The proposal would also stave off tax increases for some businesses, which pay into the unemployment fund through a payroll tax. Businesses have already received assessments and face a March 15 billing deadline.
D & G Excavating in Marshall, Minn., is facing a roughly $26,000 increase in payroll taxes on top of the $109,000 it paid into the unemployment fund last year, said CEO Kristin Gruhot. Lauryn Schothorst, who works on workforce development with the Minnesota Chamber of Commerce, said most businesses are facing double-digit tax hikes at a time when they're trying to offer benefits to entice people back into the workforce.
"Double-digit payroll tax increases make offering those enhancements and hiring workers that much more challenging, and this is entirely avoidable," she said.
House Democrats have said they want to spend a similar amount to help state workers. Speaker Melissa Hortman, DFL-Brooklyn Park, has suggested a deal to fully replenish the unemployment fund while also spending $1 billion on direct checks to workers on the frontlines of the pandemic and $1.6 billion to set up a paid family and medical leave program in the state.
Democrats have also been pushing to add hourly school employees to the list of workers who are eligible for unemployment benefits.
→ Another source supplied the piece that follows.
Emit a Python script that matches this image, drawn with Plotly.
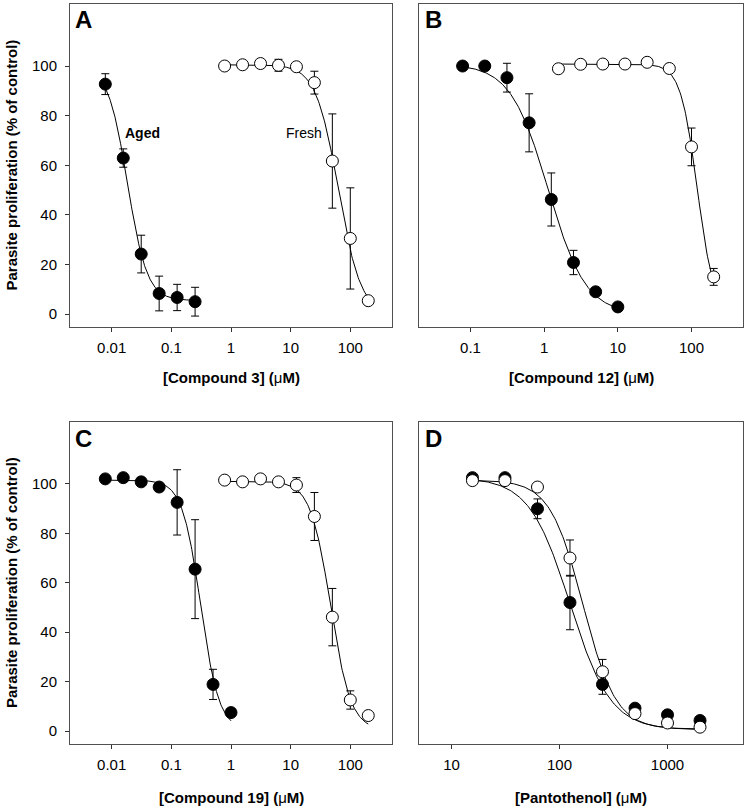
import numpy as np
import plotly.graph_objects as go

# ---------------- data ----------------
# Panel A: Compound 3
a_aged_x = [0.0078125, 0.015625, 0.03125, 0.0625, 0.125, 0.25]
a_aged_y = [92.7, 62.9, 24.2, 8.3, 6.7, 5.0]
a_aged_err = [4.2, 3.7, 7.6, 7.0, 5.3, 5.8]
a_fresh_x = [0.78125, 1.5625, 3.125, 6.25, 12.5, 25, 50, 100, 200]
a_fresh_y = [100.0, 100.5, 101.0, 100.3, 99.7, 93.3, 61.7, 30.5, 5.4]
a_fresh_err = [0, 0, 0, 2.4, 0, 4.6, 19.0, 20.4, 0]

# Panel B: Compound 12
b_aged_x = [0.078125, 0.15625, 0.3125, 0.625, 1.25, 2.5, 5, 10]
b_aged_y = [100.0, 100.0, 95.3, 77.1, 46.2, 20.8, 9.0, 2.9]
b_aged_err = [0, 0, 5.8, 11.7, 10.7, 4.9, 0, 0]
b_fresh_x = [1.5625, 3.125, 6.25, 12.5, 25, 50, 100, 200]
b_fresh_y = [98.9, 100.7, 100.8, 100.8, 101.5, 99.0, 67.4, 15.0]
b_fresh_err = [0, 0, 0, 0, 0, 0, 7.6, 3.4]

# Panel C: Compound 19
c_aged_x = [0.0078125, 0.015625, 0.03125, 0.0625, 0.125, 0.25, 0.5, 1]
c_aged_y = [102.0, 102.5, 100.8, 98.7, 92.5, 65.5, 18.9, 7.5]
c_aged_err = [0, 0, 0, 0, 13.2, 20.0, 6.1, 0]
c_fresh_x = [0.78125, 1.5625, 3.125, 6.25, 12.5, 25, 50, 100, 200]
c_fresh_y = [101.5, 100.8, 102.0, 100.8, 99.5, 86.8, 46.1, 12.6, 6.3]
c_fresh_err = [0, 0, 0, 0, 3.0, 9.7, 11.6, 3.7, 0]

# Panel D: Pantothenol
d_aged_x = [15.625, 31.25, 62.5, 125, 250, 500, 1000, 2000]
d_aged_y = [102.5, 102.5, 89.9, 52.0, 18.9, 9.3, 6.6, 4.3]
d_aged_err = [0, 0, 4.0, 11.0, 4.0, 0, 0, 0]
d_fresh_x = [15.625, 31.25, 62.5, 125, 250, 500, 1000, 2000]
d_fresh_y = [101.3, 101.3, 98.7, 70.0, 24.0, 7.1, 3.3, 1.6]
d_fresh_err = [0, 0, 0, 7.3, 5.0, 0, 0, 0]

# Fitted sigmoid (Hill) parameters: top, bottom, IC50, slope
a_aged_fit = [100.0, 5.5, 0.0184, 2.65]
a_fresh_fit = [100.5, 0.0, 63.0, 2.3]
b_aged_fit = [100.8, 0.0, 1.13, 1.7]
b_fresh_fit = [100.8, 0.0, 120.0, 3.8]
c_aged_fit = [101.5, 0.5, 0.31, 2.8]
c_fresh_fit = [101.0, 0.5, 46.7, 2.56]
d_aged_fit = [102.5, 0.5, 125.0, 2.3]
d_fresh_fit = [101.5, 0.8, 165.0, 2.84]

panel_letters = ["A", "B", "C", "D"]
x_titles = ["[Compound 3] (μM)", "[Compound 12] (μM)",
            "[Compound 19] (μM)", "[Pantothenol] (μM)"]
y_title = "Parasite proliferation (% of control)"
y_ticks = [0, 20, 40, 60, 80, 100]
x_ticks_a = [0.01, 0.1, 1, 10, 100]
x_ticks_b = [0.1, 1, 10, 100]
x_ticks_c = [0.01, 0.1, 1, 10, 100]
x_ticks_d = [10, 100, 1000]

# ---------------- figure ----------------
W, H = 747, 809
FONT = "Liberation Sans, Arial, sans-serif"
fig = go.Figure()


def hill(xs, p):
    top, bot, ic50, n = p
    xs = np.asarray(xs, dtype=float)
    return bot + (top - bot) / (1.0 + (xs / ic50) ** n)


def add_series(ax, xs, ys, errs, fit, filled):
    xr = "x" if ax == 1 else f"x{ax}"
    yr = "y" if ax == 1 else f"y{ax}"
    xc = np.logspace(np.log10(xs[0]), np.log10(xs[-1]), 200)
    fig.add_trace(go.Scatter(x=xc, y=hill(xc, fit), mode="lines",
                             line=dict(color="black", width=1),
                             xaxis=xr, yaxis=yr, showlegend=False,
                             hoverinfo="skip"))
    return dict(x=xs, y=ys, errs=errs, filled=filled, xr=xr, yr=yr)


def add_markers(s):
    fig.add_trace(go.Scatter(
        x=s["x"], y=s["y"], mode="markers",
        marker=dict(size=12, color="black" if s["filled"] else "white",
                    line=dict(color="black", width=1)),
        error_y=dict(type="data", array=s["errs"], visible=True,
                     color="black", thickness=1, width=4),
        xaxis=s["xr"], yaxis=s["yr"], showlegend=False))


series = [
    add_series(1, a_aged_x, a_aged_y, a_aged_err, a_aged_fit, True),
    add_series(1, a_fresh_x, a_fresh_y, a_fresh_err, a_fresh_fit, False),
    add_series(2, b_aged_x, b_aged_y, b_aged_err, b_aged_fit, True),
    add_series(2, b_fresh_x, b_fresh_y, b_fresh_err, b_fresh_fit, False),
    add_series(3, c_aged_x, c_aged_y, c_aged_err, c_aged_fit, True),
    add_series(3, c_fresh_x, c_fresh_y, c_fresh_err, c_fresh_fit, False),
    add_series(4, d_aged_x, d_aged_y, d_aged_err, d_aged_fit, True),
    add_series(4, d_fresh_x, d_fresh_y, d_fresh_err, d_fresh_fit, False),
]
for s in series:
    add_markers(s)

# layout geometry (window pixels)
left_px = [(70, 392), (419, 743)]
top_px = [(4, 327), (422, 744)]


def px2x(p):
    return p / W


def px2y(p):
    return 1 - p / H


def xdom(i):
    a, b = left_px[i]
    return [px2x(a), px2x(b)]


def ydom(j):
    a, b = top_px[j]
    return [px2y(b), px2y(a)]


xranges = [[np.log10(0.002), np.log10(500)], [np.log10(0.02), np.log10(500)],
           [np.log10(0.002), np.log10(500)], [np.log10(5), np.log10(5000)]]
xticks = [x_ticks_a, x_ticks_b, x_ticks_c, x_ticks_d]
axis_common = dict(showline=True, mirror=True, linecolor="#505050",
                   linewidth=1, showgrid=False, zeroline=False,
                   tickfont=dict(family=FONT, size=15, color="black"),
                   tickcolor="#303030")

layout = dict(width=W, height=H, margin=dict(l=0, r=0, t=0, b=0),
              paper_bgcolor="white", plot_bgcolor="white",
              font=dict(family=FONT, color="black"))
for k in range(4):
    col, row = k % 2, k // 2
    suffix = "" if k == 0 else str(k + 1)
    layout["xaxis" + suffix] = dict(
        domain=xdom(col), type="log", range=xranges[k],
        anchor="y" + suffix, tickvals=xticks[k],
        ticktext=[("%g" % v) for v in xticks[k]],
        ticks="outside", ticklen=4, ticklabelstandoff=3, **axis_common)
    ydict = dict(domain=ydom(row), range=[-5.2, 125],
                 anchor="x" + suffix, tickvals=y_ticks, **axis_common)
    if col == 0:
        ydict.update(ticks="outside", ticklen=4, showticklabels=True,
                     ticklabelstandoff=5)
    else:
        ydict.update(ticks="", showticklabels=False)
    layout["yaxis" + suffix] = ydict

fig.update_layout(**layout)

annotations = []
# panel letters
letter_pos = [(73, 20), (423, 20), (73, 438), (423, 438)]
for k, (px, py) in enumerate(letter_pos):
    annotations.append(dict(text="<b>%s</b>" % panel_letters[k],
                            x=px2x(px), y=px2y(py), xref="paper", yref="paper",
                            xanchor="left", yanchor="middle", showarrow=False,
                            font=dict(family=FONT, size=24, color="black")))
# x titles
xt_pos = [((70 + 392) / 2, 378), ((419 + 743) / 2, 378),
          ((70 + 392) / 2, 797), ((419 + 743) / 2, 797)]
for k, (px, py) in enumerate(xt_pos):
    t = x_titles[k].replace("μ", "</b>μ<b>")
    annotations.append(dict(text="<b>" + t + "</b>",
                            x=px2x(px), y=px2y(py), xref="paper", yref="paper",
                            xanchor="center", yanchor="middle", showarrow=False,
                            font=dict(family=FONT, size=15, color="black")))
# y titles
for j in range(2):
    a, b = top_px[j]
    annotations.append(dict(text="<b>" + y_title + "</b>", textangle=-90,
                            x=px2x(11), y=px2y((a + b) / 2),
                            xref="paper", yref="paper",
                            xanchor="center", yanchor="middle", showarrow=False,
                            font=dict(family=FONT, size=15, color="black")))
# series labels in panel A
annotations.append(dict(text="<b>Aged</b>", x=np.log10(0.033), y=73.1,
                        xref="x", yref="y", showarrow=False,
                        font=dict(family=FONT, size=14, color="black")))
annotations.append(dict(text="Fresh", x=np.log10(16.5), y=73.1,
                        xref="x", yref="y", showarrow=False,
                        font=dict(family=FONT, size=14, color="black")))
fig.update_layout(annotations=annotations)

fig.write_html("out.html",
               config={"displayModeBar": False},
               post_script="document.body.style.margin='0';"
                           "document.body.style.overflow='hidden';")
"This policy will not only help these workers, but also school districts by providing a more stable workforce," said Rep. Carlie Kotyza-Witthuhn, DFL-Eden Prairie, who added hourly school workers to her bill to fully replenish the state's Unemployment Insurance Trust Fund.
But Republicans — and at least one House Democrat — are pushing back on tacking any other items onto the bill, which would complicate its quick passage this session. Last year, lawmakers quarreled until July over tax cuts for businesses that got Paycheck Protection Program loans to help them weather the pandemic.
"We borrowed about $1.2 billion and if we don't pay it back our businesses get an unwarranted tax increase," said Rep. Gene Pelowski, DFL-Winona. "It's time to return to a Legislature where individual bills are brought up on the House floor and sent to the governor."